We have beheld architecture extend its researches into the science of equilibriums and the theory of fluids, for the means of giving the most commodious and least expensive form to arches, without fear of altering their solidity; and to oppose against the effort of water a resistance computed with greater certainty; to direct the course of that fluid, and to employ it in canals with greater skill and success.

We have beheld the arts dependent on chemistry enriched with new processes; the ancient methods have been simplified, and cleared from useless or noxious substances, and from absurd or imperfect practices introduced from former rude trials; means have been invented to avert those frequently terrible dangers to which workmen were exposed. Thus it is that the application [229] of science has secured to us more of riches and enjoyment, with much less of painful sacrifice or of regret.

In the meantime, chemistry, botany, and natural history, have very much enlightened the economical arts, and the culture of vegetables destined to supply our wants; such as the art of supporting, multiplying, and preserving domestic animals; the bringing their races to perfection, and meliorating their products; the art of preparing and preserving the productions of the earth, or those articles which are of animal product.

Surgery and pharmacy have become almost new arts, from the period when anatomy and chemistry have offered them more enlightened and more certain direction.

The art of medicine, for in its practice it must be considered as an art, is by this means delivered at least of its false theories, its pedantic jargon, its destructive course of practice, and the servile submission to the authority of men, or the doctrine of colleges; it is taught to depend only on experience. The means of this art have become multiplied, and their combination and application better known; and though it may be admitted that in some parts its progress is merely of a negative kind, that is to say, in the destruction of dangerous practices and hurtful prejudices, yet the new methods of studying chemical medicine, and of combining observations, give us reason to expect more real and certain advances.

 [From Online library of liberty, http://oll.libertyfund.org/titles/1669]

Twentieth Century World Wars and totalitarianisms, left and right, marked the decline of the overoptimistic confidence in progress. The idea of a global progress in the terms established in previous centuries, understood as a linear tendency towards higher stages of material and moral improvements, is now regarded as an illusion. A new perspective is then demanded for the determination of social advances (or the passage from “inferior to superior”) focused on small-scale contexts instead of on universal criteria. In sum, as Robert A. Nisbet pointed out in his classical book History of the idea of progress (New Bruswick, Transaction Publishers, 2009, p. 6):

Quite obviously, so sweeping a proposition as the idea of progress as just described cannot be empirically or logically verified. One may say, precisely and verifiably enough, that the art of medicine or the art of war has advanced, given our perfectly objective ways of noting the means toward the long-held end or purpose in each art: saving or healing life; destroying one’s enemies as effectively and lastingly as possible. Plainly, penicillin is, and can be proved to be, superior to old-fashioned remedies –blood-letting or leeching, for example. And modern artillery is superior to cross-bows and boiling pitch.

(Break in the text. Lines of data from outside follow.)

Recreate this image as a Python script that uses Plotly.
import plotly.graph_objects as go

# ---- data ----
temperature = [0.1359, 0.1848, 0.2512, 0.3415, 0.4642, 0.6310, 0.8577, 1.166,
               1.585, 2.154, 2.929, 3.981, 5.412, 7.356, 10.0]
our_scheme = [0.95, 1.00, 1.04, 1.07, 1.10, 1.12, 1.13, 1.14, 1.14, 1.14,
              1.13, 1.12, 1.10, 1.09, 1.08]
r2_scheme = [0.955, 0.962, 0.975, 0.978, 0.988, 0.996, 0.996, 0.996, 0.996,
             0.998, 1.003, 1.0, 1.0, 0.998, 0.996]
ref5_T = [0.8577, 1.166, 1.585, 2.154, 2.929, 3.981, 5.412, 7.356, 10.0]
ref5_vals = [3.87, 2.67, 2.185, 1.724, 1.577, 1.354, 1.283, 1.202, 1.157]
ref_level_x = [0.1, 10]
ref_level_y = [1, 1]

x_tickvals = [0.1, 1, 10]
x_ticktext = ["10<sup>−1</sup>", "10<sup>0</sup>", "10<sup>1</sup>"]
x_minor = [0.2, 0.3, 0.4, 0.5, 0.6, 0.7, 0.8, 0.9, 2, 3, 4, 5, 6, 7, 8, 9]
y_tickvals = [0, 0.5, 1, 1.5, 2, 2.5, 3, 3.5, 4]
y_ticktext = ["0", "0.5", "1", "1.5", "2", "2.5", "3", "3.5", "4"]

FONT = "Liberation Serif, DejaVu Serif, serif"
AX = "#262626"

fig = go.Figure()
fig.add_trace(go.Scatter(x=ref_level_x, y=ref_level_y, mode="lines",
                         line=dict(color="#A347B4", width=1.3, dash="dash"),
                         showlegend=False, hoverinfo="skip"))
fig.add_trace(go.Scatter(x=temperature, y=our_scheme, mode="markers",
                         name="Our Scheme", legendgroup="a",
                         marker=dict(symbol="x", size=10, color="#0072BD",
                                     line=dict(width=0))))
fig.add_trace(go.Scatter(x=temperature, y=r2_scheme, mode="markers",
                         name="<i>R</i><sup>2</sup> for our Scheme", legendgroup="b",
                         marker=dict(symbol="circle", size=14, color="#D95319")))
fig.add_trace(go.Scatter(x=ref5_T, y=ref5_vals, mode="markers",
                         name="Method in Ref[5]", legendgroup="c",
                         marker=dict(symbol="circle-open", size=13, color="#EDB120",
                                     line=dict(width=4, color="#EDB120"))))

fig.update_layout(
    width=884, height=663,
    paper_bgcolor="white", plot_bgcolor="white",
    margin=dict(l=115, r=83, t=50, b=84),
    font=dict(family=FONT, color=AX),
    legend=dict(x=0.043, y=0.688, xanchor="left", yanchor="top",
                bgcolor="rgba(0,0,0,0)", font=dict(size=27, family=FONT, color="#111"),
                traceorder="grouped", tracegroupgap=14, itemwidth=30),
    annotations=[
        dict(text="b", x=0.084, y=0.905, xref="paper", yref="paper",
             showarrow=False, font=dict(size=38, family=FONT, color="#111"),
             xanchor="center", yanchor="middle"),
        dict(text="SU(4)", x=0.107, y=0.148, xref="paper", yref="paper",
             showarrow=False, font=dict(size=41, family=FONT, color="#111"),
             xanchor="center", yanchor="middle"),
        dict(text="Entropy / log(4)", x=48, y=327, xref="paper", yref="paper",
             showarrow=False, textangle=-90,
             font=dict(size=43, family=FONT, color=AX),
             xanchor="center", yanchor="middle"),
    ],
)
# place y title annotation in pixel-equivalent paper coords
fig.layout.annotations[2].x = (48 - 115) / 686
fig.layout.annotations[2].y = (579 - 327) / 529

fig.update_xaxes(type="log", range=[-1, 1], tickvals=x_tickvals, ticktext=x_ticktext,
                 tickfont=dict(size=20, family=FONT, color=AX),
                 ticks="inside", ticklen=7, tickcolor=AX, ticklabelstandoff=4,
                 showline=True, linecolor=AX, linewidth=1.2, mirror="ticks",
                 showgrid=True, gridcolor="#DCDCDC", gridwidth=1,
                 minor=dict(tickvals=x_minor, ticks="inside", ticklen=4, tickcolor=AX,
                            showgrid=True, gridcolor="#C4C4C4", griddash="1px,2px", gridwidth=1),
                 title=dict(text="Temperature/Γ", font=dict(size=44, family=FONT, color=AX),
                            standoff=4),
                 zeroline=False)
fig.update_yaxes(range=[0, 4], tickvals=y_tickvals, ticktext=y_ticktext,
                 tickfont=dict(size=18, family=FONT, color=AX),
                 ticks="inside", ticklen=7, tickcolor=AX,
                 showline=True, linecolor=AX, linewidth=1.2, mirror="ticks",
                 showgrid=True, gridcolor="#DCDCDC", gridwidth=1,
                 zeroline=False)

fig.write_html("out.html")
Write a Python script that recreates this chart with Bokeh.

Matters become more complicated, though, even within either of these specialized, technical domains, when we ask what the overall effects are –environmental, social, moral, demographic, spiritual, and so forth- of even the kind of progress we see in the art of medicine. One need only think of the present burgeoning, fast-spreading area of thought known as medical ethics, including the right to die with dignity amid all the technological achievements by which the dying can be held indefinitely in that suspended state, to be reminded of the extent to which even the oldest of ethical issues can become activated by technological success in medicine.